Rev. Joan O'Gorman, of Williston Federated Church, spoke about the first time she performed civil unions for gay couples. She said same-sex couples are happy to join in union, but want more.
"Each and every instance, these couples have desired the right to be married," O'Gorman said. "The legislature is in a good position now to allow same gender marriage."
John Grimm of Burlington said he and his wife of 10 years believe the right to marry is an equality issue.
"We can't believe we're still talking about this issue," Grimm said. "Separate is not equal."
Mike Armstrong of Essex Junction compared the freedom of marriage debate to the civil rights issues of the past. He believes that people will look back at this time period 40 years from now and be shocked that we discriminated in such a way.
"(President) Eisenhower had to force (Alabama Gov.) George Wallace to integrate schools," Armstrong said. "I don't think we want to put ourselves in the George Wallace category."
There were a few dissenting opinions as well. Phil Ronco said he believes the country is based on "biblical foundations" and that "homosexuality is immoral" as seen through church teachings.
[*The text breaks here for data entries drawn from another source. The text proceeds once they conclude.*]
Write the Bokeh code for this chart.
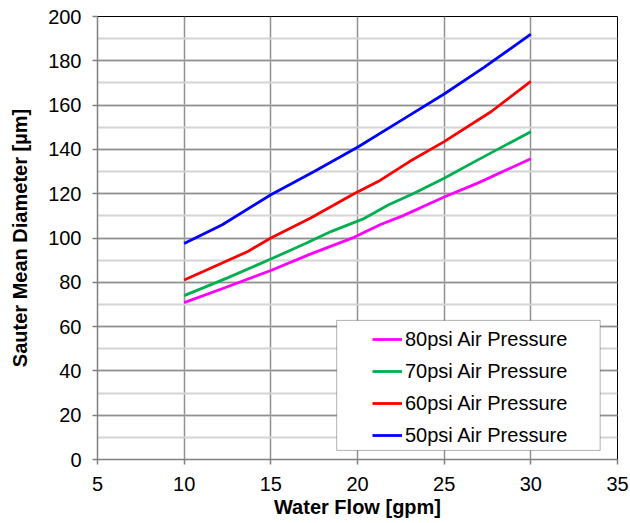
from bokeh.plotting import figure
from bokeh.models import Legend, LegendItem, BoxAnnotation, SingleIntervalTicker
from bokeh.embed import file_html
from bokeh.resources import INLINE

# Data
x_50 = [10, 12.2, 15, 17.5, 20, 22.5, 25, 27.3, 30]
y_50 = [97.5, 106, 119.5, 130, 141, 153, 165, 177, 192]

x_60 = [10, 12, 13.7, 15, 17.3, 19.8, 21.3, 23, 25, 27.7, 30]
y_60 = [81, 88, 94, 100, 109, 120, 126, 134.5, 143.5, 157, 170.7]

x_70 = [10, 12.5, 15, 17, 18.5, 20.3, 21.8, 23.2, 25, 27, 30]
y_70 = [74, 82, 90.5, 97.5, 103, 108.5, 115, 120, 127, 135.5, 148]

x_80 = [10, 12.5, 15, 17.2, 19.8, 21.3, 22.6, 23.6, 25, 27, 30]
y_80 = [70.8, 78, 85.3, 92.5, 100.3, 106, 110, 113.5, 118.5, 125, 135.8]

series_labels = ["80psi Air Pressure", "70psi Air Pressure",
                 "60psi Air Pressure", "50psi Air Pressure"]
series_colors = ["#FF00FF", "#00B050", "#FF0000", "#0000FF"]

x_label = "Water Flow [gpm]"
y_label = "Sauter Mean Diameter [\u00b5m]"

FONT = "Liberation Sans"

p = figure(width=630, height=523, output_backend="svg", toolbar_location=None,
           x_range=(5, 35), y_range=(0, 200),
           min_border_left=97, min_border_right=13, min_border_top=16,
           min_border_bottom=64)

p.background_fill_color = "white"
p.border_fill_color = "white"
p.outline_line_color = "black"
p.outline_line_width = 1

p.xaxis.ticker = SingleIntervalTicker(interval=5, num_minor_ticks=0)
p.yaxis.ticker = SingleIntervalTicker(interval=20, num_minor_ticks=2)

for ax in (p.xaxis[0], p.yaxis[0]):
    ax.axis_line_color = "#808080"
    ax.axis_line_width = 1.5
    ax.major_tick_line_color = "#808080"
    ax.major_tick_line_width = 1.5
    ax.major_tick_out = 5
    ax.major_tick_in = 0
    ax.minor_tick_line_color = None
    ax.major_label_text_font = FONT
    ax.major_label_text_font_size = "20px"
    ax.major_label_text_color = "black"
    ax.axis_label_text_font = FONT
    ax.axis_label_text_font_size = "20px"
    ax.axis_label_text_font_style = "bold"
    ax.axis_label_text_color = "black"

p.xaxis.axis_label = x_label
p.yaxis.axis_label = y_label
p.xaxis.major_label_standoff = 12
p.yaxis.major_label_standoff = 11
p.xaxis.axis_label_standoff = 2
p.yaxis.axis_label_standoff = 14

p.xgrid.grid_line_color = "#909090"
p.xgrid.grid_line_width = 1.5
p.ygrid.grid_line_color = "#909090"
p.ygrid.grid_line_width = 1.5
p.ygrid.minor_grid_line_color = "#d4d4d4"
p.ygrid.minor_grid_line_width = 2

renderers = []
for xs, ys, c in [(x_80, y_80, series_colors[0]), (x_70, y_70, series_colors[1]),
                  (x_60, y_60, series_colors[2]), (x_50, y_50, series_colors[3])]:
    r = p.line(xs, ys, line_color=c, line_width=2.8)
    renderers.append(r)

# legend frame (white box with black border)
box = BoxAnnotation(left=18.8, right=34.0, bottom=4.1, top=62.8,
                    fill_color="white", fill_alpha=1.0,
                    line_color="black", line_width=1, level="annotation")
p.add_layout(box)

legend = Legend(items=[LegendItem(label=l, renderers=[r])
                       for l, r in zip(series_labels, renderers)],
                location=(275, 8), padding=0, margin=0, spacing=0,
                label_height=32, glyph_height=32, glyph_width=30,
                label_standoff=3,
                label_text_font=FONT, label_text_font_size="20px",
                label_text_color="black",
                border_line_color=None, background_fill_alpha=0)
p.add_layout(legend, "center")

open("out.html", "w").write(file_html(p, INLINE))
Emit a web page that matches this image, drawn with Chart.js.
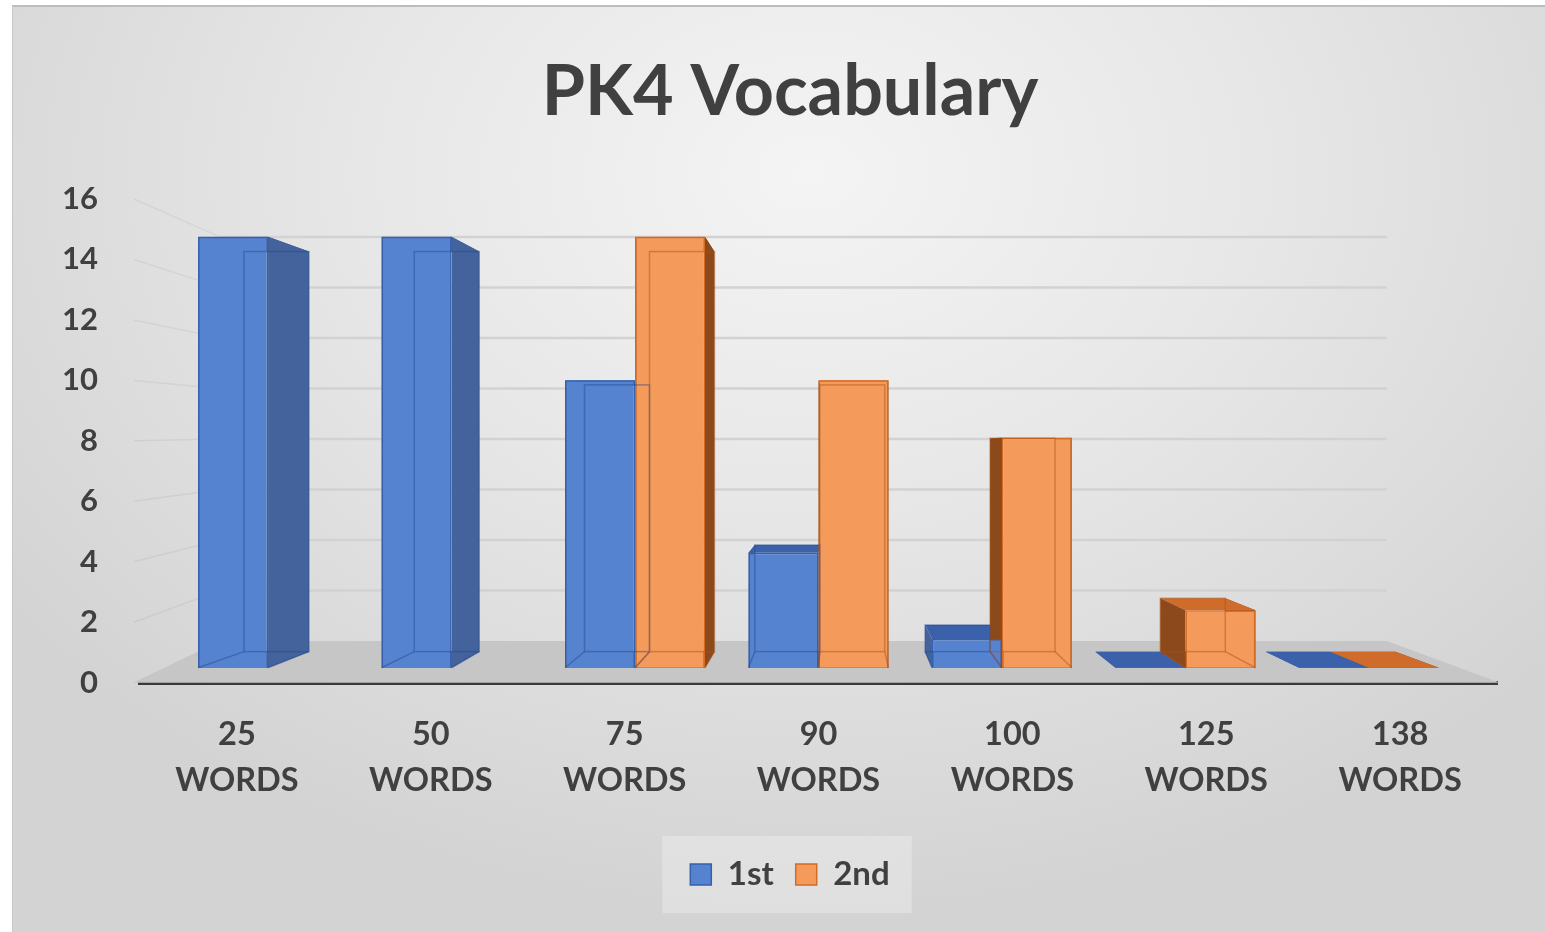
<!DOCTYPE html>
<html>
<head>
<meta charset="utf-8">
<script src="https://cdn.jsdelivr.net/npm/chart.js@4.4.0/dist/chart.umd.min.js"></script>
<style>
  html, body { margin: 0; padding: 0; background: #fff; }
  #frame {
    position: absolute; left: 12px; top: 5px; width: 1533px; height: 927px;
    background: radial-gradient(ellipse 65% 80% at 52% 18%, #f4f4f4 0%, #e7e7e7 45%, #d3d3d3 100%);
    border-top: 2px solid #bdbdbd; border-left: 1px solid #c9c9c9; box-sizing: border-box;
  }
  #wrap { position: absolute; left: 0; top: 0; width: 1545px; height: 932px; }
</style>
</head>
<body>
<div id="frame"></div>
<div id="wrap"><canvas id="myChart"></canvas></div>
<script>
const categories = [["25", "WORDS"], ["50", "WORDS"], ["75", "WORDS"], ["90", "WORDS"], ["100", "WORDS"], ["125", "WORDS"], ["138", "WORDS"]];
const firstScores = [15, 15, 10, 4, 1, 0, 0];
const secondScores = [null, null, 15, 10, 8, 2, 0];
const seriesLabels = ["1st", "2nd"];
const yTickValues = [0, 2, 4, 6, 8, 10, 12, 14, 16];

const ink = "#404040";
const FONT = "Lato, 'Open Sans', sans-serif";

// point the box sides run towards (share of chart area) and how far back they go
const vanish = { fx: 0.513, fy: 0.506, k: 0.928 };

const faceColors = [
  { side: "#44639c", top: "#3c61ab", edge: "rgba(35,70,140,0.45)" },
  { side: "#8c4a1c", top: "#d06c2b", edge: "rgba(170,80,25,0.45)" }
];

const toPoints = arr => arr.map((v, i) => ({ x: i, y: v }));

function quad(ctx, pts, fill) {
  ctx.beginPath();
  ctx.moveTo(pts[0][0], pts[0][1]);
  for (let i = 1; i < pts.length; i++) ctx.lineTo(pts[i][0], pts[i][1]);
  ctx.closePath();
  ctx.fillStyle = fill;
  ctx.fill();
}

function barBoxes(chart) {
  const a = chart.chartArea;
  const V = { x: a.left + vanish.fx * (a.right - a.left), y: a.top + vanish.fy * (a.bottom - a.top) };
  const bx = x => V.x + vanish.k * (x - V.x);
  const by = y => V.y + vanish.k * (y - V.y);
  let out = [];
  chart.data.datasets.forEach((ds, di) => {
    chart.getDatasetMeta(di).data.forEach((bar, i) => {
      if (ds.data[i].y == null) return;
      const p = bar.getProps(["x", "y", "base", "width"], true);
      const l = p.x - p.width / 2, r = p.x + p.width / 2;
      const t = Math.min(p.y, p.base), b = Math.max(p.y, p.base);
      out.push({ di, V, l, r, t, b, bl: bx(l), br: bx(r), bt: by(t), bb: by(b) });
    });
  });
  return out;
}

const scene = {
  id: "scene",
  beforeDraw(chart) {
    // soft panel behind the legend
    const hb = chart.legend && chart.legend.legendHitBoxes;
    if (!hb || !hb.length) return;
    const ctx = chart.ctx;
    const x0 = Math.min(...hb.map(h => h.left)) - 28;
    const x1 = Math.max(...hb.map(h => h.left + h.width)) + 22;
    const y0 = hb[0].top - 22, y1 = hb[0].top + hb[0].height + 22;
    ctx.save();
    ctx.fillStyle = "rgba(255,255,255,0.28)";
    ctx.fillRect(x0, y0, x1 - x0, y1 - y0);
    ctx.restore();
  },
  beforeDatasetsDraw(chart) {
    const { ctx, chartArea: a, scales } = chart;
    const yl = scales.y, yg = scales.yg;
    const backL = a.left + 80, backR = a.right - 110;
    ctx.save();
    // side wall
    ctx.strokeStyle = "rgba(0,0,0,0.05)";
    ctx.lineWidth = 1.5;
    yTickValues.forEach(v => {
      if (!v) return;
      ctx.beginPath();
      ctx.moveTo(a.left - 6, yl.getPixelForValue(v));
      ctx.lineTo(backL, yg.getPixelForValue(v));
      ctx.stroke();
    });
    // back wall
    ctx.strokeStyle = "#d2d2d2";
    ctx.lineWidth = 2.5;
    yTickValues.forEach(v => {
      if (!v) return;
      const py = yg.getPixelForValue(v);
      ctx.beginPath();
      ctx.moveTo(backL, py);
      ctx.lineTo(backR, py);
      ctx.stroke();
    });
    // floor
    quad(ctx, [
      [a.left - 7, yl.getPixelForValue(0)],
      [backL, yg.getPixelForValue(0)],
      [backR, yg.getPixelForValue(0)],
      [a.right + 3, yl.getPixelForValue(0)]
    ], "#c6c6c6");
    // box sides, hidden ones first
    barBoxes(chart).forEach(q => {
      const c = faceColors[q.di];
      const faces = [
        { vis: q.V.y < q.t, fill: c.top, pts: [[q.l, q.t], [q.r, q.t], [q.br, q.bt], [q.bl, q.bt]] },
        { vis: q.V.y > q.b, fill: c.side, pts: [[q.l, q.b], [q.r, q.b], [q.br, q.bb], [q.bl, q.bb]] },
        { vis: q.V.x < q.l, fill: c.side, pts: [[q.l, q.t], [q.l, q.b], [q.bl, q.bb], [q.bl, q.bt]] },
        { vis: q.V.x > q.r, fill: c.side, pts: [[q.r, q.t], [q.r, q.b], [q.br, q.bb], [q.br, q.bt]] }
      ];
      faces.filter(f => !f.vis).forEach(f => quad(ctx, f.pts, f.fill));
      faces.filter(f => f.vis).forEach(f => quad(ctx, f.pts, f.fill));
    });
    ctx.restore();
  },
  afterDatasetsDraw(chart) {
    // faint back edges seen through the glassy bars
    const ctx = chart.ctx;
    ctx.save();
    ctx.lineWidth = 1.5;
    barBoxes(chart).forEach(q => {
      if (q.b - q.t < 2) return;
      ctx.strokeStyle = faceColors[q.di].edge;
      ctx.strokeRect(q.bl, q.bt, q.br - q.bl, q.bb - q.bt);
      ctx.beginPath();
      ctx.moveTo(q.l, q.b); ctx.lineTo(q.bl, q.bb);
      ctx.moveTo(q.r, q.b); ctx.lineTo(q.br, q.bb);
      ctx.stroke();
    });
    ctx.restore();
  }
};

const data = {
  labels: categories,
  datasets: [
    {
      label: seriesLabels[0],
      data: toPoints(firstScores),
      backgroundColor: "#5683cf",
      borderColor: "#3361b0",
      borderWidth: 1.5,
      xAxisID: "xb",
      yAxisID: "yb"
    },
    {
      label: seriesLabels[1],
      data: toPoints(secondScores),
      backgroundColor: "#f49a5a",
      borderColor: "#d46b22",
      borderWidth: 1.5,
      xAxisID: "xb",
      yAxisID: "yb"
    }
  ]
};

const options = {
  responsive: true,
  maintainAspectRatio: false,
  animation: false,
  layout: { padding: { left: 60, right: 25, top: 0, bottom: 31 } },
  categoryPercentage: 0.763,
  barPercentage: 1.0,
  plugins: {
    legend: {
      position: "bottom",
      labels: {
        color: ink,
        boxWidth: 21,
        boxHeight: 21,
        padding: 22,
        font: { family: FONT, size: 33, weight: "bold" }
      }
    },
    title: {
      display: true,
      text: "PK4 Vocabulary",
      color: ink,
      font: { family: FONT, size: 70, weight: "bold" },
      padding: { top: 50, bottom: 65 }
    },
    tooltip: { enabled: false }
  },
  scales: {
    x: {
      type: "category",
      offset: true,
      z: 1,
      grid: { display: false },
      border: { display: true, color: "#3a3a3a", width: 4 },
      ticks: {
        color: ink,
        padding: 21,
        maxRotation: 0,
        autoSkip: false,
        font: { family: FONT, size: 32.5, weight: "bold", lineHeight: 1.42 }
      },
      afterFit: s => { s.height += 11; }
    },
    xb: {
      type: "linear",
      display: false,
      offset: false,
      min: -0.698,
      max: 6.698,
      ticks: { stepSize: 1, includeBounds: false }
    },
    y: {
      min: 0,
      max: 16,
      grid: { display: false },
      border: { display: false },
      ticks: {
        stepSize: 2,
        color: ink,
        padding: 34,
        font: { family: FONT, size: 31, weight: "bold" }
      },
      afterFit: s => { s.width = 80; }
    },
    yb: { type: "linear", display: false, min: -0.52, max: 16.31 },
    // back wall scale; sits on the right as an empty strip
    yg: {
      type: "linear",
      position: "right",
      min: -1.655,
      max: 17.5,
      grid: { display: false },
      border: { display: false },
      ticks: { display: false },
      afterFit: s => { s.width = 23; }
    }
  }
};

const ctx = document.getElementById("myChart");
new Chart(ctx, { type: "bar", data: data, options: options, plugins: [scene] });
</script>
</body>
</html>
Ronco added, "Those of us who are against gay marriage are also against the bullying and harassing of the gay community."
Charles Simon of Williston prefaced his statement by saying he was the "bump in the road" at the meeting. He argued for the traditional family structure and said this issue was "really about the children."
Jennifer Bradford of Hinesburg spoke after Simon, countering that her children were "thriving" in her same-sex household.
With the hearings now complete, Little said the committee must compile the public opinions and submit the findings to the legislature this spring.
"We're going to try to present the facts as we find them and let the legislators decide what to do next," he said.
Since Vermont's law was enacted, several states have also accepted civil unions for same-sex couples. Connecticut, New Jersey and New Hampshire now allow them, with California and Oregon allowing what they call domestic partnerships. Only Massachusetts recognizes gay marriage in the United States.